= Abenteuermuseum (Saarbrücken) =

Abenteuermuseum (Saarbrücken) is a former museum in Saarland, Germany, which was founded by the deceased Heinz Rox-Schulz.

== Exhibition ==
The Saarbrücker Abenteuermuseum, founded by the globetrotter, artist, author, and filmmaker Heinz Rox-Schulz, was an institution of the capital of Saarland. In the course of his trips to Africa, Asia, South America, and New Guinea, he brought curiosities and cultural objects like shrunk heads from Jivaro-Indians, hand axes, swords, rhino heads, sculptures, and Tibetan skull cups. The ethnological treasures include such as a corn mummy and a life-size figure in full gear of a warrior of the Tuareq from the Sahara. On his travels, Heinz Rox-Schulz battled his way as an artist and gymnast. Later, he became a cameraman at Saarländischer Rundfunk. His adventures and experiences can be found in his books "Die Abenteuer des Mr. Rox: Ohne Geld in die Welt" or "Himmel und Hölle Indien". He died a few days after his eighty-third birthday in March 2004. Until the end he guided school classes through his museum to promote respect for other cultures.

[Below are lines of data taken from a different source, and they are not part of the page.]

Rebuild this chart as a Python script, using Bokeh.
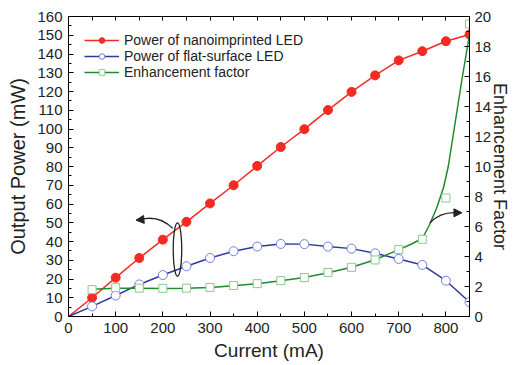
from bokeh.plotting import figure
from bokeh.models import (Range1d, LinearAxis, FixedTicker, Arrow, NormalHead,
                          Legend, LegendItem)
from bokeh.embed import file_html
from bokeh.resources import INLINE

# ---------------- data ----------------
current = [0, 50, 100, 150, 200, 250, 300, 350, 400, 450, 500, 550, 600, 650, 700, 750, 800, 850]
power_nano = [0, 10.0, 20.7, 31.2, 41.0, 50.5, 60.3, 70.0, 80.3, 90.4, 99.9, 110.1, 119.8, 128.6, 136.6, 141.5, 146.8, 150.4]
power_flat = [0, 5.4, 11.2, 17.1, 22.1, 26.8, 31.2, 34.8, 37.3, 38.7, 38.6, 37.3, 36.2, 33.7, 30.7, 27.5, 19.1, 7.7]

enh_current = [50, 100, 150, 200, 250, 300, 350, 400, 450, 500, 550, 600, 650, 700, 750, 800, 850]
enh_factor = [1.79, 1.92, 1.89, 1.88, 1.89, 1.94, 2.07, 2.19, 2.39, 2.59, 2.94, 3.28, 3.77, 4.46, 5.15, 7.9, 19.5]

# smooth fitted curve of the enhancement factor
fit_current = [50, 100, 150, 200, 250, 300, 350, 400, 450, 500, 550, 600, 650, 700, 725, 750,
               765, 780, 795, 805, 815, 825, 835, 850]
fit_factor = [1.82, 1.88, 1.88, 1.87, 1.88, 1.93, 2.05, 2.19, 2.38, 2.60, 2.92, 3.28, 3.78, 4.46,
              4.80, 5.20, 6.10, 7.20, 8.60, 10.0, 12.0, 14.0, 16.0, 18.8]

x_ticks = [0, 100, 200, 300, 400, 500, 600, 700, 800]
y_ticks = list(range(0, 161, 10))
enh_ticks = list(range(0, 21, 2))
x_minor = list(range(0, 851, 50))
y_minor = list(range(0, 161, 5))
enh_minor = list(range(0, 21, 1))

# annotation geometry (data units)
ell_x, ell_y, ell_w, ell_h = 231, 35.7, 18, 28.5
left_arrow = dict(x0=221, y0=47.0, cx=190, cy=54.5, x1=152, y1=51.6, hx=143, hy=51.4)
right_arrow = dict(x0=766, y0=50.0, cx=790, cy=56.0, x1=824, y1=55.3, hx=834, hy=55.3)

RED = "#f52a22"
BLUE_LINE = "#2b3a9e"
BLUE_MK = "#6f7fe0"
GREEN_LINE = "#1e8a2e"
GREEN_MK = "#8cc88c"
FONT = "Liberation Sans"
TXT = "#222222"

p = figure(width=515, height=364, output_backend="svg", toolbar_location=None,
           x_range=Range1d(0, 850), y_range=Range1d(0, 160),
           min_border_left=68, min_border_right=46, min_border_top=16, min_border_bottom=48)
p.extra_y_ranges = {"enh": Range1d(0, 20)}
p.grid.visible = False
p.outline_line_color = "black"
p.outline_line_width = 1
p.background_fill_color = "white"
p.border_fill_color = "white"


def style_axis(ax, ticks, minor, label_size):
    ax.ticker = FixedTicker(ticks=ticks, minor_ticks=minor)
    ax.major_tick_in = 5
    ax.major_tick_out = 0
    ax.minor_tick_in = 3
    ax.minor_tick_out = 0
    ax.axis_line_color = "black"
    ax.major_tick_line_color = "black"
    ax.minor_tick_line_color = "black"
    ax.major_label_text_font = FONT
    ax.major_label_text_font_size = "15px"
    ax.major_label_text_color = TXT
    ax.axis_label_text_font = FONT
    ax.axis_label_text_font_size = label_size
    ax.axis_label_text_font_style = "normal"
    ax.axis_label_text_color = TXT


xa = p.xaxis[0]
style_axis(xa, x_ticks, x_minor, "19px")
xa.axis_label = "Current (mA)"
xa.major_label_standoff = 6
xa.axis_label_standoff = 4

ya = p.yaxis[0]
style_axis(ya, y_ticks, y_minor, "20px")
ya.axis_label = "Output Power (mW)"
ya.major_label_standoff = 6
ya.axis_label_standoff = 5

ra = LinearAxis(y_range_name="enh")
style_axis(ra, enh_ticks, enh_minor, "18px")
ra.axis_label = "Enhancement Factor"
ra.major_label_standoff = 5
ra.axis_label_standoff = -4
p.add_layout(ra, "right")

# mirrored ticks on the top edge (minor ticks only, so no labels are made)
ta = LinearAxis()
ta.ticker = FixedTicker(ticks=[], minor_ticks=x_minor)
ta.major_tick_in = 0
ta.major_tick_out = 0
ta.minor_tick_in = 4
ta.minor_tick_out = 0
ta.minor_tick_line_color = "black"
ta.axis_line_color = "black"
ta.major_label_standoff = 0
p.add_layout(ta, "above")

# --------------- series ---------------
r_line = p.line(current, power_nano, line_color=RED, line_width=1.5)
r_mk = p.scatter(current[1:], power_nano[1:], marker="circle", size=9,
                 fill_color=RED, line_color=RED)

b_line = p.line(current, power_flat, line_color=BLUE_LINE, line_width=1.5)
b_mk = p.scatter(current[1:], power_flat[1:], marker="circle", size=9,
                 fill_color="white", line_color=BLUE_MK, line_width=1)

g_line = p.line(fit_current, fit_factor, line_color=GREEN_LINE, line_width=1.5, y_range_name="enh")
g_mk = p.scatter(enh_current, enh_factor, marker="square", size=8, fill_color="white",
                 line_color=GREEN_MK, line_width=1, y_range_name="enh")

# --------------- annotations ---------------
p.ellipse(x=[ell_x], y=[ell_y], width=ell_w, height=ell_h, fill_color=None,
          line_color=TXT, line_width=1.3)

for a in (left_arrow, right_arrow):
    p.quadratic(x0=[a["x0"]], y0=[a["y0"]], cx=[a["cx"]], cy=[a["cy"]], x1=[a["x1"]], y1=[a["y1"]],
                line_color=TXT, line_width=1.3)
    p.add_layout(Arrow(end=NormalHead(size=8, fill_color=TXT, line_color=TXT),
                       x_start=a["x1"], y_start=a["y1"], x_end=a["hx"], y_end=a["hy"],
                       line_color=TXT, line_width=1.3))

# --------------- legend ---------------
legend = Legend(items=[
    LegendItem(label="Power of nanoimprinted LED", renderers=[r_line, r_mk]),
    LegendItem(label="Power of flat-surface LED", renderers=[b_line, b_mk]),
    LegendItem(label="Enhancement factor", renderers=[g_line, g_mk]),
], location="top_left")
legend.border_line_color = None
legend.background_fill_alpha = 0
legend.label_text_font = FONT
legend.label_text_font_size = "14px"
legend.label_text_color = TXT
legend.glyph_width = 35
legend.glyph_height = 14
legend.label_height = 14
legend.label_standoff = 5
legend.spacing = 0
legend.margin = 16
legend.padding = 8
p.add_layout(legend, "center")

open("out.html", "w").write(file_html(p, INLINE))
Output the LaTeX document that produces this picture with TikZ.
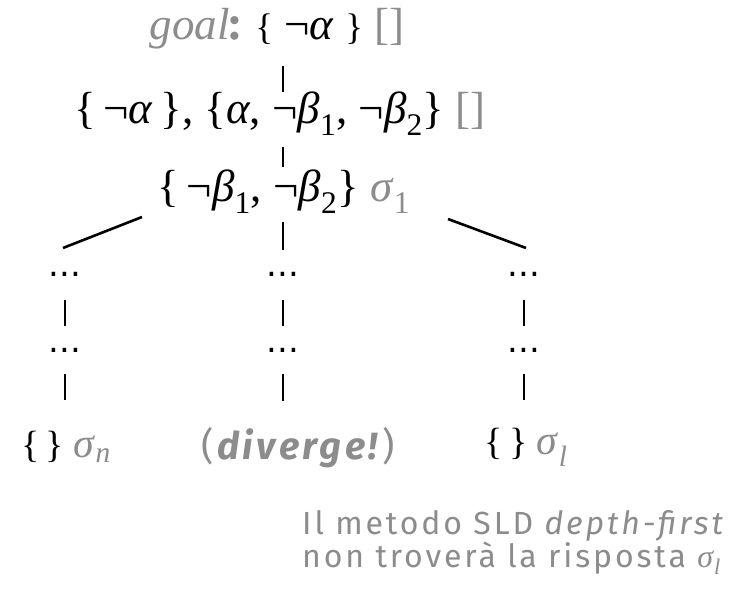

== Closure and reopening ==
In October 2004 the museum within the "Alten Rathaus am Schlossplatz" has been closed because the city canceled the grants for the personnel costs. Its stocks has been stored in boxes in rooms of the city of Saarbrücken since September 2005. On 10 February 2009, the city council or Saarbrücken refused the proposal to host the museum in two rooms in the former Saarbrücker Deutschherrnschule. The city council decided to locate an ethnological collection, which should take the remaining stocks of the "Abenteuermuseum".

Since November 2013, pieces of the collection can be found in the Krimicafe "Baker Street", which is located at the Mainzer Straße in Saarbrücken. In addition to the permanent exhibition the booster club "Freunde des Abenteuermuseums" wants to keep up the memories of Rox-Schulz by arranging regular special exhibitions.